Fast Food
As a kid my mother was very health conscious. We were not allowed to eat chips, sugary cereals or soda with sugar. To go to McDonald's was a huge deal in my family and it was something that happened very rarely, but when it did happen, it was a completely different experience from how things are today in the fast food world. For example, as a kid I remember the proportions being much smaller. I remember a regular hamburger and fries were what is now the size of a kid's meal -- perhaps smaller. It was enough food to fill you up and not wreak havoc on one's waistline. When my parents divorced my dad pretty much became a bachelor again with full bachelor mentality. When we stayed with him he would give me and my sister money and we would go to McDonald's or Burger King to get food and we would literally pig out on Big Macs and Large Fries. My mom said that we were visibly fatter when we would come home from a long stay with my father. Fast food somehow became something u-special, something that was more for gluttons than for people who wanted a quick and healthy (and convenient meal).
Pollan has a very intelligent and informed opinion about fast food in this country.
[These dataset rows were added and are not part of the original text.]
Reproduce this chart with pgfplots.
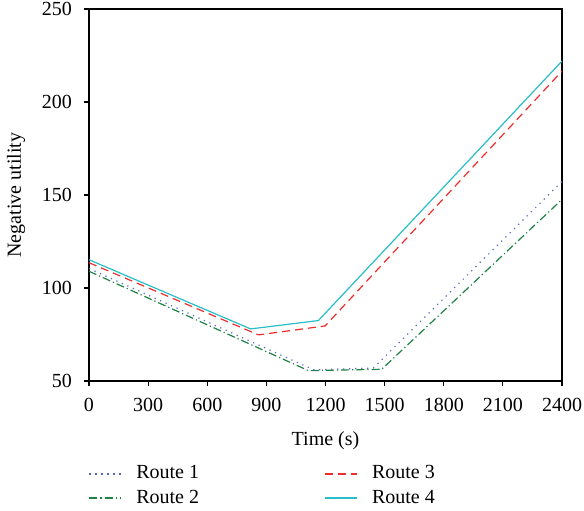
\documentclass[border=0pt]{standalone}
\usepackage{fontspec}
\setmainfont{Liberation Serif}
\usepackage{pgfplots}
\pgfplotsset{compat=1.18}
\definecolor{routeone}{RGB}{85,105,190}
\definecolor{routetwo}{RGB}{30,130,70}
\definecolor{routethree}{RGB}{240,45,45}
\definecolor{routefour}{RGB}{40,190,200}

\begin{document}
\fontsize{10}{12}\selectfont
\begin{tikzpicture}
\begin{axis}[
  scale only axis,
  width=236.5pt, height=186pt,
  xmin=0, xmax=2400, ymin=50, ymax=250,
  xtick={0,300,...,2400}, ytick={50,100,...,250},
  tick align=outside, xtick pos=bottom, ytick pos=left,
  major tick length=2.5pt,
  /pgf/number format/assume math mode=true,
  /pgf/number format/1000 sep={},
  tick label style={font=\fontsize{10}{12}\selectfont},
  xticklabel style={yshift=-2.5pt},
  yticklabel style={xshift=-2.5pt},
  label style={font=\fontsize{10}{12}\selectfont},
  xlabel={Time (s)}, ylabel={Negative utility},
  xlabel style={yshift=-3pt},
  ylabel style={yshift=1.5pt},
  axis line style={line width=0.6pt},
  every tick/.style={line width=0.6pt, black},
  legend columns=2,
  legend cell align=left,
  legend style={draw=none, fill=none, at={(-0.015,-0.205)}, anchor=north west,
    font=\fontsize{10}{12}\selectfont,
    /tikz/every odd column/.append style={column sep=5pt},
    /tikz/every even column/.append style={column sep=60.5pt}},
  legend image code/.code={\draw[mark repeat=2,mark phase=2,#1,line width=1pt] plot coordinates {(0pt,0pt) (8pt,0pt) (16pt,0pt)};},
]
\addplot[color=routeone, line width=0.6pt, dash pattern=on 0.6pt off 2.4pt] coordinates {
(0,110.5) (1140,56) (1443,57) (2400,157.3)};
\addlegendentry{Route 1}
\addplot[color=routethree, line width=0.6pt, dash pattern=on 4pt off 2.5pt] coordinates {
(0,113.6) (860,74.8) (1198,79.6) (2400,216.6)};
\addlegendentry{Route 3}
\addplot[color=routetwo, line width=0.6pt, dash pattern=on 4pt off 1.5pt on 0.6pt off 1.5pt] coordinates {
(0,109) (1113,55.6) (1485,56.3) (2400,147.6)};
\addlegendentry{Route 2}
\addplot[color=routefour, line width=0.6pt] coordinates {
(0,115.2) (820,78) (1164,82.5) (2400,222)};
\addlegendentry{Route 4}
\coordinate (bl) at (rel axis cs:0,0);
\coordinate (tr) at (rel axis cs:1,1);
\end{axis}
\pgfresetboundingbox
\path ([xshift=-44.5pt,yshift=-64.5pt]bl) rectangle ([xshift=11pt,yshift=4.5pt]tr);
\end{tikzpicture}
\end{document}
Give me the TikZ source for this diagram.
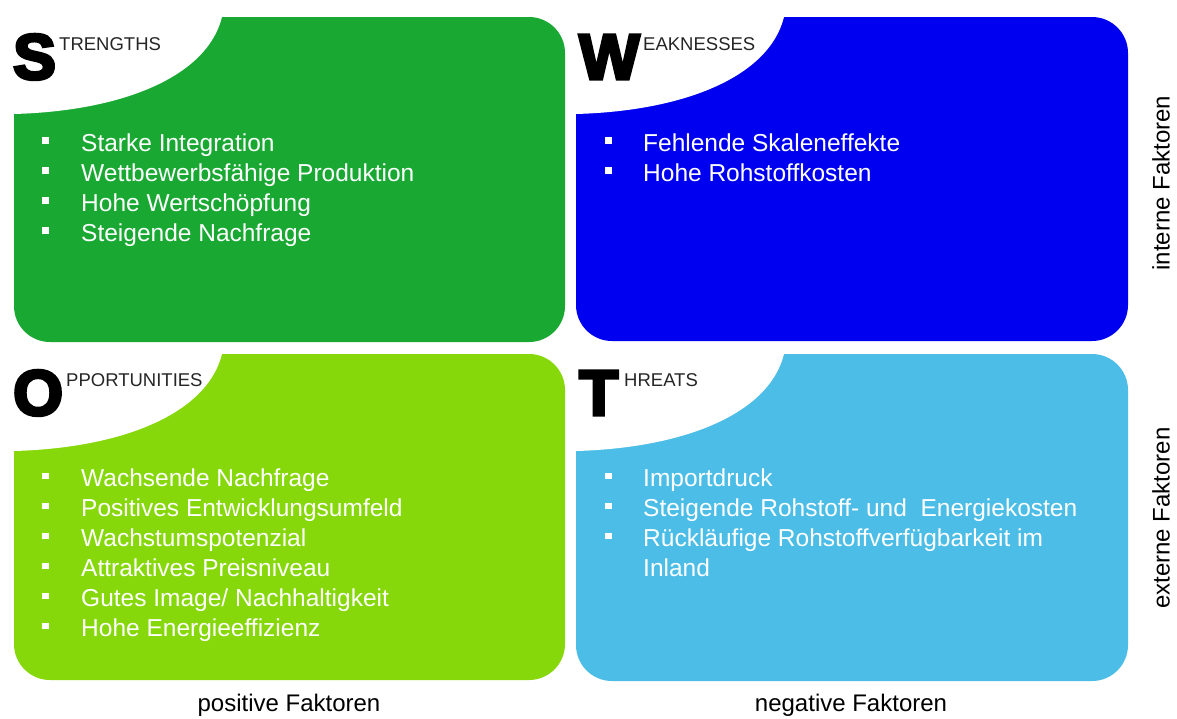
\documentclass[tikz,border=0pt]{standalone}
\usepackage{fontspec}
\setmainfont{Liberation Sans}
\newfontfamily\heavyfont[FakeBold=5]{Liberation Sans Bold}
\definecolor{sgreen}{HTML}{19A933}
\definecolor{olime}{HTML}{86D80A}
\definecolor{wblue}{HTML}{0000F0}
\definecolor{tsky}{HTML}{4CBDE6}
\tikzset{
 quadbox/.style={rounded corners=36pt},
 bigletter/.style={anchor=base west, inner sep=0pt, font=\heavyfont\fontsize{64}{64}\selectfont},
 headtext/.style={anchor=base west, inner sep=0pt, font=\fontsize{18.5}{18.5}\selectfont, text=black!85},
 item/.style={anchor=base west, inner sep=0pt, text=white, font=\fontsize{24.5}{30}\selectfont},
 bul/.style={fill=white, minimum width=7pt, minimum height=6.5pt, inner sep=0pt},
 axislabel/.style={font=\fontsize{24}{24}\selectfont, inner sep=0pt},
}
\newcommand\swotquad[5]{%
  \fill[#1, quadbox] (#2,#3) rectangle (#4,#5);
  \begin{scope}[shift={(#2,#3)}]
    \fill[white] (-6,-6) -- (208,-6) -- (208,0) .. controls (193,60) and (108,94) .. (0,97) -- (-6,97) -- cycle;
  \end{scope}}
\begin{document}
\begin{tikzpicture}[x=1pt,y=-1pt]
\useasboundingbox (0,0) rectangle (1177,718);
\fill[white] (0,0) rectangle (1177,718);

\swotquad{sgreen}{14}{17}{565}{342}
\swotquad{wblue}{576}{17}{1128}{341}
\swotquad{olime}{14}{354}{565}{680}
\swotquad{tsky}{576}{354}{1128}{681}

% headings
\node[bigletter] (Sbig) at (13,79) {S};
\node[headtext] (Shead) at (59,50) {TRENGTHS};
\node[bigletter] (Wbig) at (579,79) {W};
\node[headtext] (Whead) at (643,50) {EAKNESSES};
\node[bigletter] (Obig) at (13,415) {O};
\node[headtext] (Ohead) at (66,386) {PPORTUNITIES};
\node[bigletter] (Tbig) at (579,415) {T};
\node[headtext] (Thead) at (624,386) {HREATS};

% strengths
\foreach \txt [count=\i] in {Starke Integration, Wettbewerbsfähige Produktion, Hohe Wertschöpfung, Steigende Nachfrage}{
  \node[bul] (sb\i) at (45.5,{140.5+30*(\i-1)}) {};
  \node[item] (s\i) at (81,{151+30*(\i-1)}) {\txt};
}
% weaknesses
\foreach \txt [count=\i] in {Fehlende Skaleneffekte, Hohe Rohstoffkosten}{
  \node[bul] (wb\i) at (608.5,{140.5+30*(\i-1)}) {};
  \node[item] (w\i) at (643,{151+30*(\i-1)}) {\txt};
}
% opportunities
\foreach \txt [count=\i] in {Wachsende Nachfrage, Positives Entwicklungsumfeld, Wachstumspotenzial, Attraktives Preisniveau, Gutes Image/ Nachhaltigkeit, Hohe Energieeffizienz}{
  \node[bul] (ob\i) at (45.5,{476+30*(\i-1)}) {};
  \node[item] (o\i) at (81,{486.5+30*(\i-1)}) {\txt};
}
% threats
\foreach \txt [count=\i] in {Importdruck, Steigende Rohstoff- und~ Energiekosten, Rückläufige Rohstoffverfügbarkeit im}{
  \node[bul] (tb\i) at (608.5,{476+30*(\i-1)}) {};
  \node[item] (t\i) at (643,{486.5+30*(\i-1)}) {\txt};
}
\node[item] (t4) at (643,576.5) {Inland};

% axis labels
\node[axislabel, rotate=90] (intern) at (1161,183) {interne Faktoren};
\node[axislabel, rotate=90] (extern) at (1161,518) {externe Faktoren};
\node[axislabel, anchor=base] (pos) at (289,711) {positive Faktoren};
\node[axislabel, anchor=base] (neg) at (851,711) {negative Faktoren};
\end{tikzpicture}
\end{document}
He notes that there are now better practices when it comes to slaughtering animals for fast food and McDonald's has stopped using genetically modified potatoes, but there are still major problems in their industry. The fact that a hamburger can have the number of calories that one should eat in an entire day is ridiculous. They tout healthy options such as salads, however, many of their salads have more calories than a regular burger.
I had a friend who worked for McDonald's in high school and (this is a true story) she stole a bag of lettuce from work (for what reason I have no idea, either I have just forgotten or chosen consciously to forget). She put it in the trunk of her car (this was in summer) and forgot about it essentially. She opened her trunk about 10 days later and the lettuce was still there in its plastic bag -- not even wilted, not even brown. It was essentially the exact same color and texture as when she put it in there. I am not a farmer or a lettuce specialist, but it seems that lettuce should start to rot in a stuffy trunk in the dead of summer.
Pollen brings up so many important issues when it comes to fast food and he essentially combines school food into that category of fast food because it is, for the most part, not the best meat or vegetables, and it is cheap moreover. School lunches have come to represent not healthy and balanced meals for growing children but fattening and unsellable food that nobody else would buy. This is what we are feeding our children who are growing and it is necessary for them to have healthy food. Why are we feeding our children things that we wouldn't even feed our pets?
The bottom line is that Pollan makes a very good point about how we as humans have come to be so separated from the natural world. Animals in the wild don't worry about food like we do (well, they might worry where their next meal is coming from, but they don't have to worry about what kinds of chemicals and strange genetically modified foods they are eating). If we eat "industrially," we are essentially eating corn all the time. It is in everything we eat -- soda, chicken nuggets, even in meat we buy at the store and cook ourselves because it is used to fatten the meat. The idea that we humans are now essentially ridden with corn in our bodies is disturbing. How is this going to effect the human race down the line? Pollan mentions that not only are we made up of corn, but we are also made up of fossil fuels now because corn needs nitrogen and gets it from fertilizer instead of soil. The corn is fed to the cows who then eat grass and get sick so then they are pumped full of antibiotics. A meal at McDonald's -- say, a hamburger, fries, and soda is entirely corn.
Pollan's book, more than anything else, really opens one's eyes to the practices of the food industry. Most of the general public probably is not aware of how much corn they are eating every single day. It is in everything. How does this affect our health? How does it benefit corn growers? What are the repercussions both financially and health-wise? These are all questions that Pollan forces us to ponder.